Guernsey Wrap by Jared Flood

Join us at the end of the month for our Guernsey Wrap Knitalong! We’ll begin on Sunday, February 26 at knitting circle, which runs from 3-5pm, and meet weekly to work on our wraps. There isn’t a firm end date, but we’ll aim to finish in 4-6 weeks. If you’re unable to join us in the shop, join us on Instagram by using the hashtag #loopknitsguernsey.

Jared Flood designed the Guernsey Wrap for Brooklyn Tweed Shelter. It features bands of stitch patterns found on fishermen’s sweaters for a large, rectangular wrap. The pattern is only charted, not written, but it’s a good one to start with if you haven’t knit from charts before.

Guernsey Wrap in Shelter Flannel

Shelter is a light and airy woolen spun yarn. It has a woolly feel and comes in an amazing palette of fleece-dyed tweeds. You’ll need 5 skeins of Shelter and a 32-inch US 8 circular needle to knit the Guernsey Wrap. We made ours, shown above, in the color Flannel.

Other worsted weight options include Blue Sky Woolstok (6 – 50g skeins or 2 – 150g skeins), Fibre Company Cumbria (3 skeins) and Berroco Ultra Alpaca (3 skeins).

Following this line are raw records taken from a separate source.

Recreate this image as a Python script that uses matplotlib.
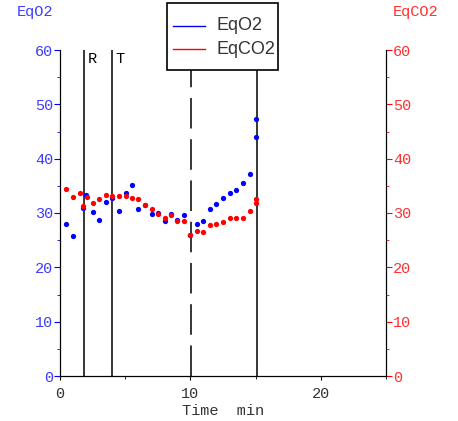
import matplotlib.pyplot as plt
from matplotlib.ticker import MultipleLocator
from matplotlib.patches import Rectangle
from matplotlib.lines import Line2D

# -------------------------
# Data
# -------------------------
t_o2 = [0.46, 0.97, 1.74, 2.0, 2.5, 3.0, 3.49, 4.0, 4.54, 5.03, 5.51, 6.0, 6.5,
        7.03, 7.5, 8.03, 8.5, 9.0, 9.51, 10.0, 10.5, 11.0, 11.5, 12.0, 12.5,
        13.05, 13.5, 14.0, 14.54, 15.05, 15.05]
eq_o2 = [28.0, 25.8, 31.0, 33.3, 30.1, 28.8, 32.0, 32.7, 30.4, 33.7, 35.1, 30.8, 31.4,
         29.8, 30.0, 28.6, 29.8, 28.8, 29.6, 26.0, 27.9, 28.6, 30.7, 31.7, 32.7,
         33.6, 34.2, 35.6, 37.1, 44.0, 47.3]

t_co2 = [0.46, 0.97, 1.54, 1.74, 2.05, 2.5, 3.0, 3.49, 4.0, 4.54, 5.03, 5.51, 6.0,
         6.5, 7.03, 7.54, 8.03, 8.5, 9.0, 9.51, 10.0, 10.5, 11.0, 11.5, 12.0,
         12.5, 13.05, 13.5, 14.0, 14.54, 15.05, 15.05]
eq_co2 = [34.5, 33.0, 33.7, 31.3, 32.9, 31.8, 32.5, 33.3, 33.1, 33.1, 33.2, 32.7, 32.5,
          31.4, 30.7, 29.9, 29.1, 29.6, 28.5, 28.5, 26.0, 26.6, 26.5, 27.7, 27.9,
          28.3, 29.0, 29.1, 29.1, 30.4, 31.9, 32.6]

marker_times = [1.85, 4.0, 15.1]
marker_labels = ["R", "T", ""]
dashed_time = 10.05

mono = "Liberation Mono"
W, H = 458, 421

# -------------------------
# Figure
# -------------------------
fig = plt.figure(figsize=(W/100, H/100), dpi=100)
ax = fig.add_axes([60/W, 1-376/H, 326/W, 326/H])
ax2 = ax.twinx()

ax.set_xlim(0, 25)
ax.set_ylim(0, 60)
ax2.set_ylim(0, 60)

for t in marker_times:
    ax.axvline(t, color="black", lw=1.1)
dl = ax.axvline(dashed_time, color="black", lw=1.1)
dl.set_dashes((20, 7))

for t, lab in zip(marker_times, marker_labels):
    if lab:
        ax.text(t + 0.25, 58.4, lab, family=mono, fontsize=11, va="center", ha="left")

ax.plot(t_o2, eq_o2, "o", color="blue", ms=3.8, mec="none")
ax.plot(t_co2, eq_co2, "o", color="red", ms=3.8, mec="none")

# spines
for a in (ax, ax2):
    a.spines["top"].set_visible(False)

ax.xaxis.set_major_locator(MultipleLocator(10))
ax.xaxis.set_minor_locator(MultipleLocator(5))
ax.yaxis.set_major_locator(MultipleLocator(10))
ax.yaxis.set_minor_locator(MultipleLocator(5))
ax2.yaxis.set_major_locator(MultipleLocator(10))
ax2.yaxis.set_minor_locator(MultipleLocator(5))

ax.tick_params(axis="x", which="major", direction="out", length=3, color="black",
               labelcolor="#333333", labelsize=11, pad=5)
ax.tick_params(axis="x", which="minor", direction="out", length=2)
ax.tick_params(axis="y", which="major", direction="out", length=4, color="blue",
               labelcolor="#3c3cff", labelsize=11, pad=1)
ax.tick_params(axis="y", which="minor", direction="out", length=2, color="blue")
ax2.tick_params(axis="y", which="major", direction="out", length=4, color="red",
                labelcolor="#ff3030", labelsize=11, pad=1)
ax2.tick_params(axis="y", which="minor", direction="out", length=2, color="red")

for lab in ax.get_xticklabels() + ax.get_yticklabels() + ax2.get_yticklabels():
    lab.set_family(mono)

ax.set_xlabel("Time  min", family=mono, fontsize=11, color="#333333", labelpad=2)

fig.text(17/W, 1-12/H, "EqO2", color="#3c3cff", family=mono, fontsize=11, va="center")
fig.text(393/W, 1-12/H, "EqCO2", color="#ff3030", family=mono, fontsize=11, va="center")

# legend box drawn in figure pixels
fig.patches.append(Rectangle((167/W, 1-70/H), 111/W, 67/H, transform=fig.transFigure,
                             facecolor="white", edgecolor="black", lw=1.2, zorder=5))
for yy, col, name in [(26, "blue", "EqO2"), (49, "red", "EqCO2")]:
    fig.lines.append(Line2D([173/W, 205/W], [1-yy/H, 1-yy/H], transform=fig.transFigure,
                            color=col, lw=1, zorder=6))
    fig.text(216/W, 1-yy/H, name, color="#333333", family="Liberation Sans",
             fontsize=13, va="center", zorder=6)

fig.savefig("out.png", dpi=100)
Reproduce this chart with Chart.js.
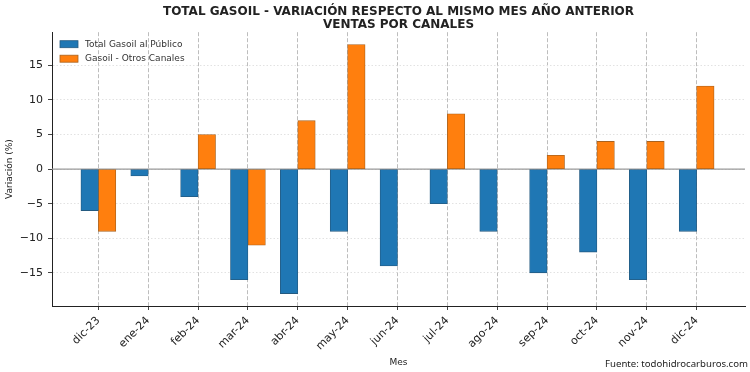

When Arbor was released last fall, Flood updated the pattern, so it now includes the instructions for both worsted and DK weight yarns.

Arbor is a smooth, round DK weight yarn. Its 3-ply construction has crisp stitch definition that’s great for knit-purl patterns like the ones in the Guernsey Wrap. You’ll need 8 skeins of Arbor and a 32-inch US 6 circular needle for the project; it’s shown above in the color Degas.

The Guernsey Wrap is a big project, so it’s perfect for a knitalong where we can encourage each other to finish. Hope you’ll join us!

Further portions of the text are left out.